# [Stated task]
Leave the pictures out. Retype exactly the lines below from the one containing "Reproduce this chart" through the one containing "import pandas as pd", and no others.

# [Supplied records]
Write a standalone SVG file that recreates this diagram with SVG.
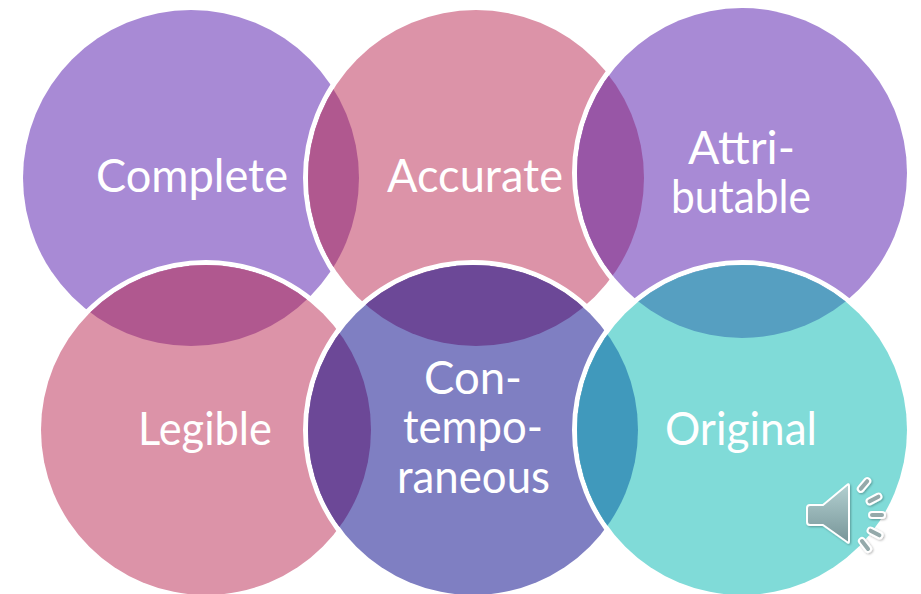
<svg xmlns="http://www.w3.org/2000/svg" width="921" height="594" viewBox="0 0 921 594">
<style>
.t{font-family:"Lato","Open Sans","Liberation Sans",sans-serif;font-size:46px;fill:#fff}
.tick{fill:#94a9aa;stroke:#fff;stroke-width:2}
.halo{fill:none;stroke:#fff;stroke-width:5}
</style>
<defs>
<clipPath id="c1"><circle cx="191" cy="178" r="168"/></clipPath>
<clipPath id="c2"><circle cx="476" cy="178" r="168"/></clipPath>
<clipPath id="c3"><circle cx="742" cy="173" r="165"/></clipPath>
<clipPath id="c4"><circle cx="206" cy="430" r="165"/></clipPath>
<clipPath id="c5"><circle cx="473" cy="430" r="165"/></clipPath>
<linearGradient id="spk" x1="0" y1="0" x2="0" y2="1"><stop offset="0" stop-color="#b3d0d1"/><stop offset="1" stop-color="#779598"/></linearGradient>
<filter id="sh" x="-20%" y="-20%" width="140%" height="140%"><feDropShadow dx="1" dy="1" stdDeviation="1" flood-color="#000" flood-opacity=".3"/></filter>
</defs>
<rect width="921" height="594" fill="#fff"/>
<g id="node-complete"><circle cx="191" cy="178" r="168" fill="#a88ad5"/></g>
<g id="node-accurate"><circle class="halo" cx="476" cy="178" r="170.5"/><circle cx="476" cy="178" r="168" fill="#dc93a8"/></g>
<g id="node-attributable"><circle class="halo" cx="742" cy="173" r="167.5"/><circle cx="742" cy="173" r="165" fill="#a88ad5"/></g>
<g id="node-legible"><circle class="halo" cx="206" cy="430" r="167.5"/><circle cx="206" cy="430" r="165" fill="#dc93a8"/></g>
<g id="node-contemporaneous"><circle class="halo" cx="473" cy="430" r="167.5"/><circle cx="473" cy="430" r="165" fill="#7f7fc2"/></g>
<g id="node-original"><circle class="halo" cx="742" cy="430" r="167.5"/><circle cx="742" cy="430" r="165" fill="#80dbd8"/></g>
<g id="overlaps">
<circle cx="476" cy="178" r="168" fill="#b0588f" clip-path="url(#c1)"/>
<circle cx="742" cy="173" r="165" fill="#9856a6" clip-path="url(#c2)"/>
<circle cx="206" cy="430" r="165" fill="#b0588f" clip-path="url(#c1)"/>
<circle cx="473" cy="430" r="165" fill="#6c4897" clip-path="url(#c2)"/>
<circle cx="742" cy="430" r="165" fill="#569fc1" clip-path="url(#c3)"/>
<circle cx="473" cy="430" r="165" fill="#6c4897" clip-path="url(#c4)"/>
<circle cx="742" cy="430" r="165" fill="#4099bc" clip-path="url(#c5)"/>
</g>
<g id="labels">
<text class="t" x="96" y="192" textLength="192" lengthAdjust="spacingAndGlyphs">Complete</text>
<text class="t" x="387" y="192" textLength="176" lengthAdjust="spacingAndGlyphs">Accurate</text>
<text class="t" x="688" y="164" textLength="107" lengthAdjust="spacingAndGlyphs">Attri-</text>
<text class="t" x="671" y="213" textLength="140" lengthAdjust="spacingAndGlyphs">butable</text>
<text class="t" x="138" y="445" textLength="134" lengthAdjust="spacingAndGlyphs">Legible</text>
<text class="t" x="424" y="394" textLength="98" lengthAdjust="spacingAndGlyphs">Con-</text>
<text class="t" x="403" y="443" textLength="140" lengthAdjust="spacingAndGlyphs">tempo-</text>
<text class="t" x="397" y="493" textLength="153" lengthAdjust="spacingAndGlyphs">raneous</text>
<text class="t" x="665" y="445" textLength="152" lengthAdjust="spacingAndGlyphs">Original</text>
</g>
<g id="speaker" filter="url(#sh)">
<path d="M810 505H823L847 485Q849 483 849 486V541Q849 544 847 542L823 525H810Q807 525 807 522V508Q807 505 810 505Z" fill="url(#spk)" stroke="#fff" stroke-width="2" stroke-linejoin="round"/>
<rect class="tick" x="856" y="482" width="16" height="6" rx="3" transform="rotate(-50 864 485)"/>
<rect class="tick" x="866" y="496" width="16" height="6" rx="3" transform="rotate(-28 874 499)"/>
<rect class="tick" x="869" y="512" width="16" height="6" rx="3"/>
<rect class="tick" x="867" y="530" width="16" height="6" rx="3" transform="rotate(28 875 533)"/>
<rect class="tick" x="857" y="542" width="16" height="6" rx="3" transform="rotate(52 865 545)"/>
</g>
</svg>
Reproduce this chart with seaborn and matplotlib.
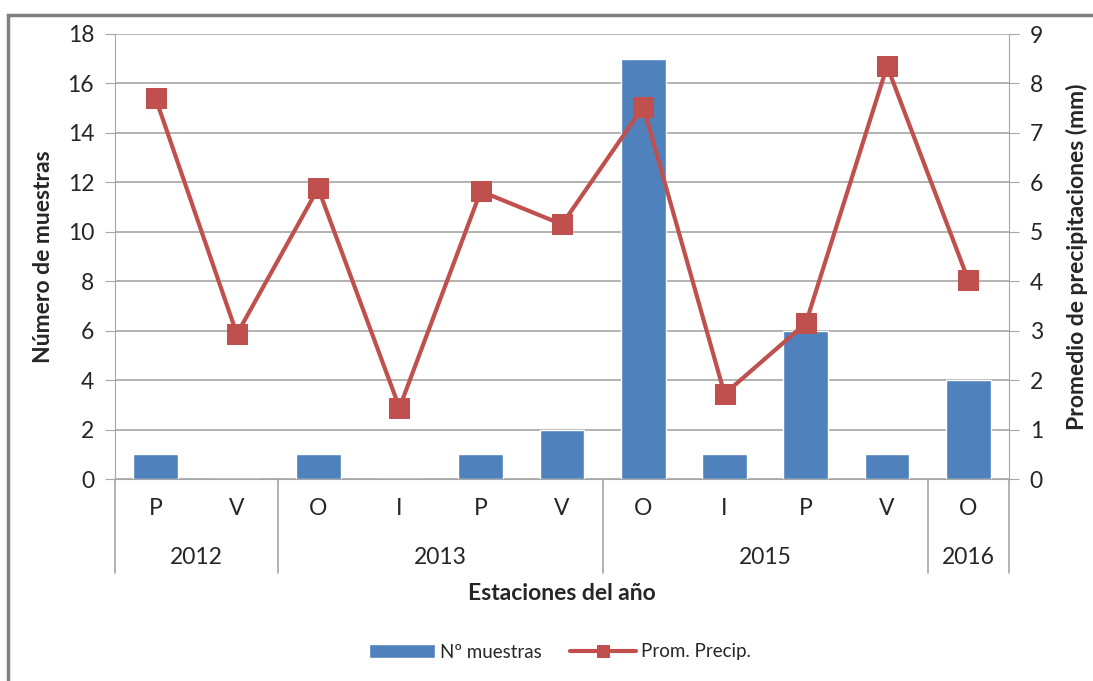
import matplotlib
matplotlib.use("Agg")
import matplotlib.pyplot as plt
import matplotlib.transforms as mtransforms
from matplotlib.patches import Rectangle
import seaborn as sns
import pandas as pd

estaciones = ["P", "V", "O", "I", "P", "V", "O", "I", "P", "V", "O"]
anos = ["2012", "2012", "2013", "2013", "2013", "2013", "2015", "2015", "2015", "2015", "2016"]
muestras = [1, 0, 1, 0, 1, 2, 17, 1, 6, 1, 4]
precip = [7.7, 2.93, 5.88, 1.44, 5.82, 5.15, 7.53, 1.72, 3.15, 8.35, 4.02]

azul = "#4F81BD"
rojo = "#C0504D"
gris = "#A6A6A6"

sns.set_style("white")
plt.rcParams["font.family"] = ["Lato", "DejaVu Sans"]

df = pd.DataFrame({
    "clave": [a + "-" + e + "-" + str(i) for i, (a, e) in enumerate(zip(anos, estaciones))],
    "muestras": muestras,
    "precip": precip,
})

fig = plt.figure(figsize=(10.93, 6.81), dpi=100)
ax = fig.add_axes([115 / 1093, 1 - 479 / 681, (1009 - 115) / 1093, (479 - 34) / 681])

sns.barplot(data=df, x="clave", y="muestras", color=azul, width=0.55,
            saturation=1, ax=ax, label="Nº muestras")
ax2 = ax.twinx()
sns.lineplot(data=df, x="clave", y="precip", color=rojo, lw=3, marker="s",
             markersize=14, markeredgecolor=rojo, ax=ax2, label="Prom. Precip.",
             sort=False)

ax.set_xlim(-0.5, len(estaciones) - 0.5)
ax.set_ylim(0, 18)
ax.set_yticks(range(0, 19, 2))
ax2.set_ylim(0, 9)
ax2.set_yticks(range(0, 10))

ax.yaxis.grid(True, color=gris, lw=1.2)
ax.set_axisbelow(True)
for a in (ax, ax2):
    for s in a.spines.values():
        s.set_visible(False)
ax.spines["left"].set_visible(True)
ax.spines["left"].set_color(gris)
ax.spines["bottom"].set_visible(True)
ax.spines["bottom"].set_color(gris)
ax2.spines["right"].set_visible(True)
ax2.spines["right"].set_color(gris)

ax.tick_params(axis="y", length=7, color=gris, labelsize=16.5, pad=8, left=True)
ax2.tick_params(axis="y", length=7, color=gris, labelsize=16.5, pad=8, right=True)
ax.set_xticks(range(len(estaciones)))
ax.set_xticklabels(estaciones, fontsize=16.5)
ax.tick_params(axis="x", length=0, pad=14)

ax.set_xlabel("Estaciones del año", fontsize=16.5, fontweight="bold", labelpad=46)
ax.set_ylabel("Número de muestras", fontsize=16.5, fontweight="bold", labelpad=10)
ax2.set_ylabel("Promedio de precipitaciones (mm)", fontsize=16.5, fontweight="bold", labelpad=16)
ax2.legend_.remove()

# separadores y etiquetas de años
trans = mtransforms.blended_transform_factory(ax.transData, ax.transAxes)
grupos = []
for i, a in enumerate(anos):
    if not grupos or grupos[-1][0] != a:
        grupos.append([a, i, i])
    else:
        grupos[-1][2] = i
for a, i0, i1 in grupos:
    ax.plot([i0 - 0.5, i0 - 0.5], [0, -0.211], transform=trans, color=gris, lw=1.2, clip_on=False)
    ax.text((i0 + i1) / 2, -0.176, a, transform=trans, ha="center", va="center", fontsize=16.5)
ax.plot([len(anos) - 0.5] * 2, [0, -0.211], transform=trans, color=gris, lw=1.2, clip_on=False)

h1, l1 = ax.get_legend_handles_labels()
h2, l2 = ax2.get_legend_handles_labels()
if ax.legend_:
    ax.legend_.remove()
leg = fig.legend(h1 + h2, l1 + l2, loc="center", bbox_to_anchor=(560 / 1093, 1 - 652 / 681),
                 ncol=2, frameon=False, fontsize=13.5, handlelength=3.5, columnspacing=1.5,
                 handletextpad=0.3)
leg.legend_handles[1].set_markersize(8)

fig.patches.append(Rectangle((8 / 1093, -0.1), 1.2, 1.1 - 15 / 681, transform=fig.transFigure,
                             fill=False, edgecolor="#808080", lw=2.5))

fig.savefig("out.png", dpi=100)
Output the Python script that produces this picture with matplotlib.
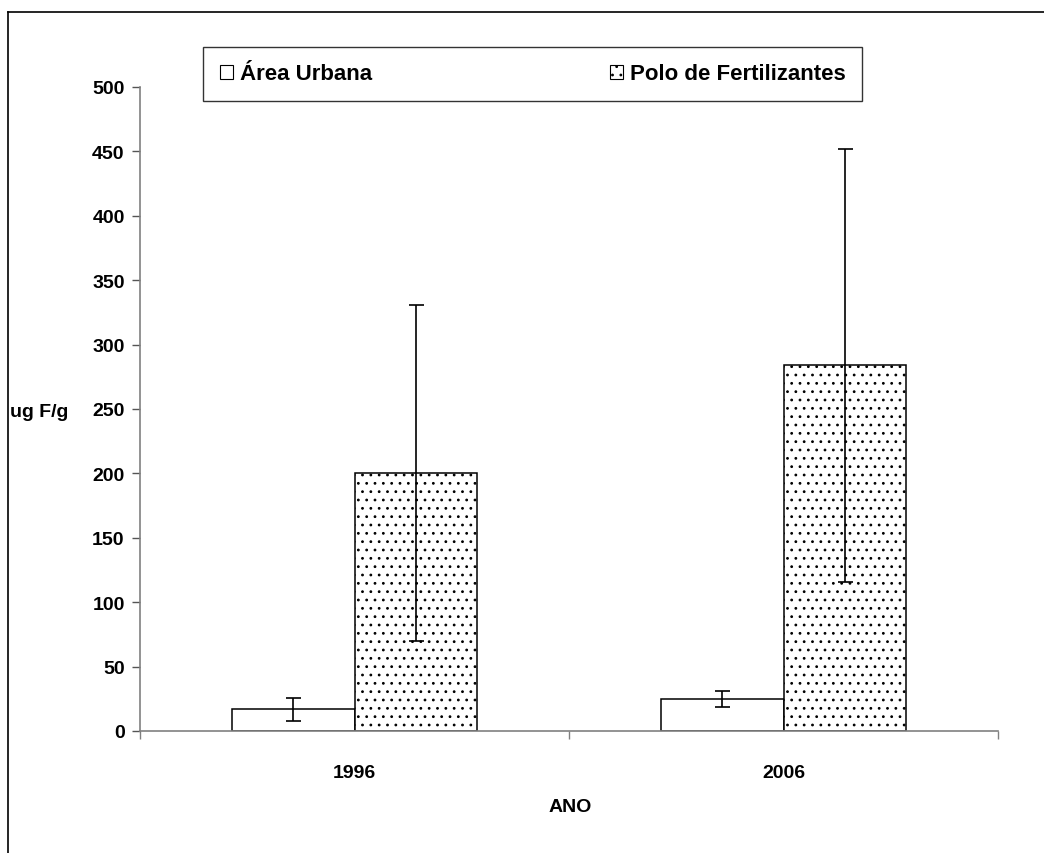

# [Answer]
Reproduce this chart with seaborn and matplotlib.
import matplotlib
matplotlib.use("Agg")
import matplotlib.pyplot as plt
import matplotlib.transforms as mtransforms
from matplotlib.patches import Rectangle
import seaborn as sns
import pandas as pd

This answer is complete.